Jadi Apapun Kita, Yang Penting Luruskan Niat

Saat ini, ada satu topik yang sedang menguasai pembicaraan di sekitar saya : penerimaan CPNS.
 
Di BBM, beberapa temen menggalau bingung mau daftar di daerah mana. Di dinding Facebook, orang-orang saling berbagi tautan informasi formasi maupun portal pendaftaran.

Di kantor-kantor pemerintahan, para pegawai yang belum PNS membincangkan perasaan mereka yang harap-harap cemas berkasnya lolos seleksi administrasi atau enggak. 

Dan di warnet, sekarang isinya kayaknya orang-orang yang pada mau daftar CPNS semua. Sebagian ada yang nanya ke saya ketika mereka mendapat kesulitan, “Mbaknya daftar PNS juga?”

Saya pun menoleh sambil memasang senyum manis dan menjawab,” Enggak,” lalu kembali asyik ngeblog.

Well, penerimaan CPNS ini bak sebuah hajatan besar ya, yang disambut dengan begitu gegap gempita. Lebih dari Pemilu. Pas musim pemilihan lalu, orang-orang pada nyantai aja. Begitu ada penerimaan CPNS, semua orang heboh.

Saya? Nyepi aja di pojok.

Beberapa tahun lalu, pas kumpul dengan beberapa temen, entah apa yang lagi diobrolin saya lupa persisnya, saya cuma inget waktu itu pernah mengucap begini, “Gak, gue gak minat jadi PNS.”

Salah satu dari sejumlah orang yang ada di meja itu langsung nyamber, “Gue juga andai kuliahnya gak ngambil guru, gak mau jadi PNS (note: sampe sekarang saya masih bingung, apa ya korelasinya antara ‘andai gak kuliah guru’ sama ‘gak mau jadi PNS’? Apa guru harus PNS? Atau orang-orang jadi guru biar jadi PNS?),” katanya, dengan ekspresi (kalo saya nerjemahin, seperti orang) tersinggung. Si temen ini, yang kebetulan baru akrab, kebetulan juga udah jadi PNS.

Umm, ada yang salah ya dengan kata-kata saya?

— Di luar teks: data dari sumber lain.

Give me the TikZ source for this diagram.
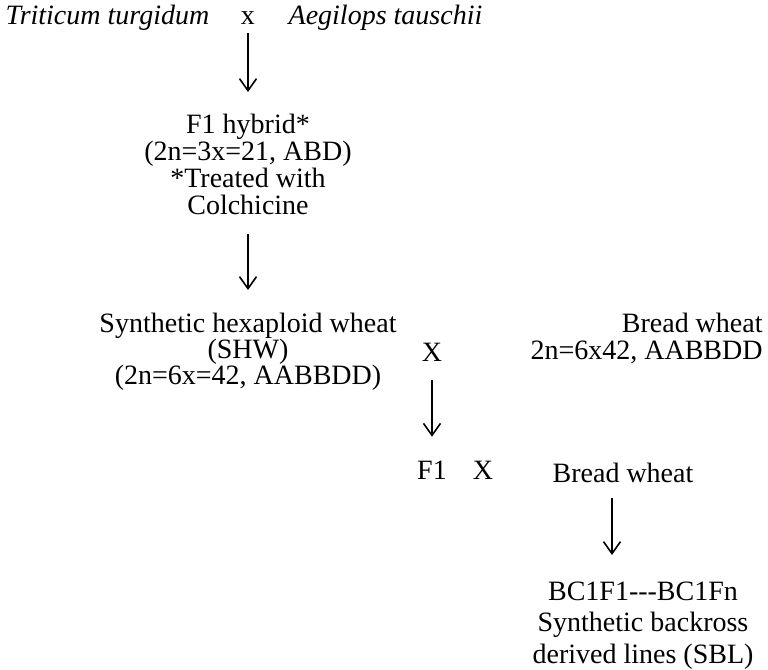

Rasanya nada bicara saya selow aja. Ga ada juga sedikitpun maksud mendiskreditkan profesi si temen sebagai aparatur negara. Suer!

Temen yang lain bertanya, “Kenapa lo gak mau jadi PNS?”

“Umm…,” saya bingung mau menjawab. Karena ibunya si temen yang nanya itu juga PNS, dan takut si temen yang (kayaknya) tersinggung tadi mukanya makin empet liat saya. “Yah, gak papa, gak minat aja,” sahut saya akhirnya.

Gak semua yang ada di kepalamu harus diburai-burai, kan? Apalagi kalo cuma akan berefek ngerusak suasana #rule-penting-dalam-pertemanan.

Waktu saya bahas betapa keuangan daerah lebih banyak habis untuk belanja pegawai di sini, ada yang berkomentar nyolot juga. Bahwa saya mestinya gak ngeliat kenaikan gaji PNS-nya aja, tapi liat juga bahwa ada PNS golongan rendah yang gajinya minim.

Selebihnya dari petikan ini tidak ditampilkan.